Le vote électronique, l’alternative contestée
Il faut dire que cette élection n’en est pas à sa première incartade : l’obligation d’avoir, pour chaque commune, un panneau par candidat a déjà semé le trouble dans beaucoup de villages (lire notre article ici). « Ça pose en tout cas une vraie question » , pour Jean-Benoît Cerino, premier secrétaire fédéral du PS en Savoie, « une question démocratique et éthique » sachant que toutes les listes n’auront pas leurs bulletins à disposition, faute de moyens. Là revient le fantôme du vote via internet. «Est-ce que beaucoup de petits partis communiquent par digital ? Je n’en suis pas sûre, pourtant, cela suggère moins de déplacements, ce serait plus simple. Mais tant que le vote électronique ne sera pas imposé, on va continuer à gaspiller » , s’indigne Christelle Favetta-Sieyes, inscrite sur la liste UDI conduite par Jean-Christophe Lagarde. « Certains pays se sont déjà mis au vote électronique » , ajoute Brice Bernard, délégué départemental du Rassemblement national, « car la multiplication des listes implique celle du papier ». En effet, au Brésil, en Suisse, au Canada ou aux Pays Bas, le vote électronique a été testé. Et à chaque fois, abandonné. L’Estonie a néanmoins pérennisé la mesure.
Seulement, Brice Bernard s’interroge encore sur son intérêt : « Si tous les partis mettaient leurs bulletins en ligne, personne n’irait voter. Le tract reste un bon vecteur d’approche, l’affiche aussi, même si rien ne vaut le porte à porte ». L’approche militante qu’utilise depuis toujours le parti d’extrême droite.
Pour le premier secrétaire du PS, « l’enveloppe, c’est la certitude que l’électeur sera en contact avec un document. Internet, ce n’est pas naturel à tous. Et vous savez bien qu’un grand pourcentage d’e-mails passe à la trappe ». Et Jean-Benoît Cerino de suggérer « le volontariat, pour entrer en phase d’expérimentation. Un peu comme les impôts en ligne. Car le modèle papier a sans doute vécu ».
150 millions de feuilles !
En interrogeant l’un des imprimeurs engagés sur cette campagne, les imprimeries Morault, nous parvenons à obtenir un chiffre assez édifiant : 150 millions de feuilles seront imprimées ! Un chiffre délirant. « Nous sommes un exécutant, le Ministère de l’Intérieur nous envoie un mémento avec les obligations techniques, le grammage du papier, le type de papier etc, nous n’avons rien à dire, nous devons juste exécuter la commande » , explique Grégoire Morault.

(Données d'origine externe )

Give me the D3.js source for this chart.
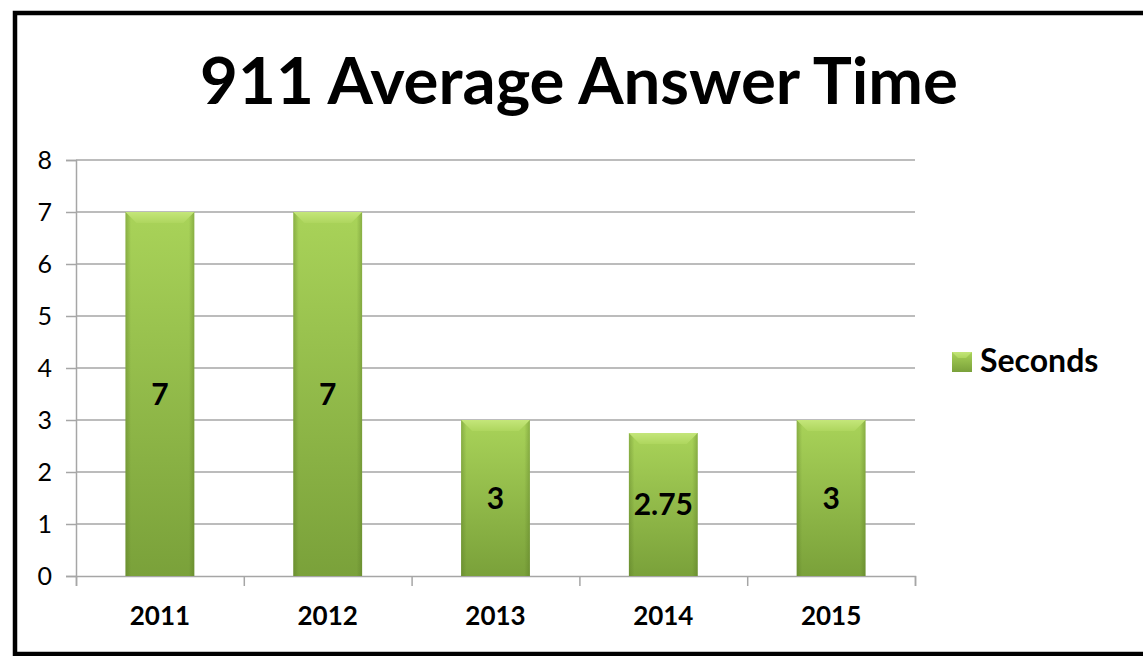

Heureusement, dans toute cette démesure, une bonne nouvelle : cette année, le papier utilisé est recyclé. Un moindre mal. Encore faut-il savoir ce qu’il va advenir de tout ce papier une fois utilisé. Fabrice Pannekoucke, président de l’association des maires de Savoie, et maire de Moûtiers avoue réutiliser « les bulletins comme brouillon pendant des mois, même des années ». Une habitude. Lui se dit très favorable au vote électronique. « Même si la fracture digitale existe, il faut vraiment y songer » , souffle-t-il. Robert Clerc, maire de Grésy-sur-Aix, se contente de « mettre les papiers dans les bacs réservés au recyclage des papiers » , tout simplement.
« 34 listes, c’est trop »
Sur ce point, le Parlement européen est clair, les élections, le déroulement du scrutin et le devenir des bulletins relèvent de la responsabilité de chaque état membre. Quant au ministère de l’Intérieur, il précise qu’il revient à chaque maire de s’occuper du dernier point. Il faudra être imaginatif…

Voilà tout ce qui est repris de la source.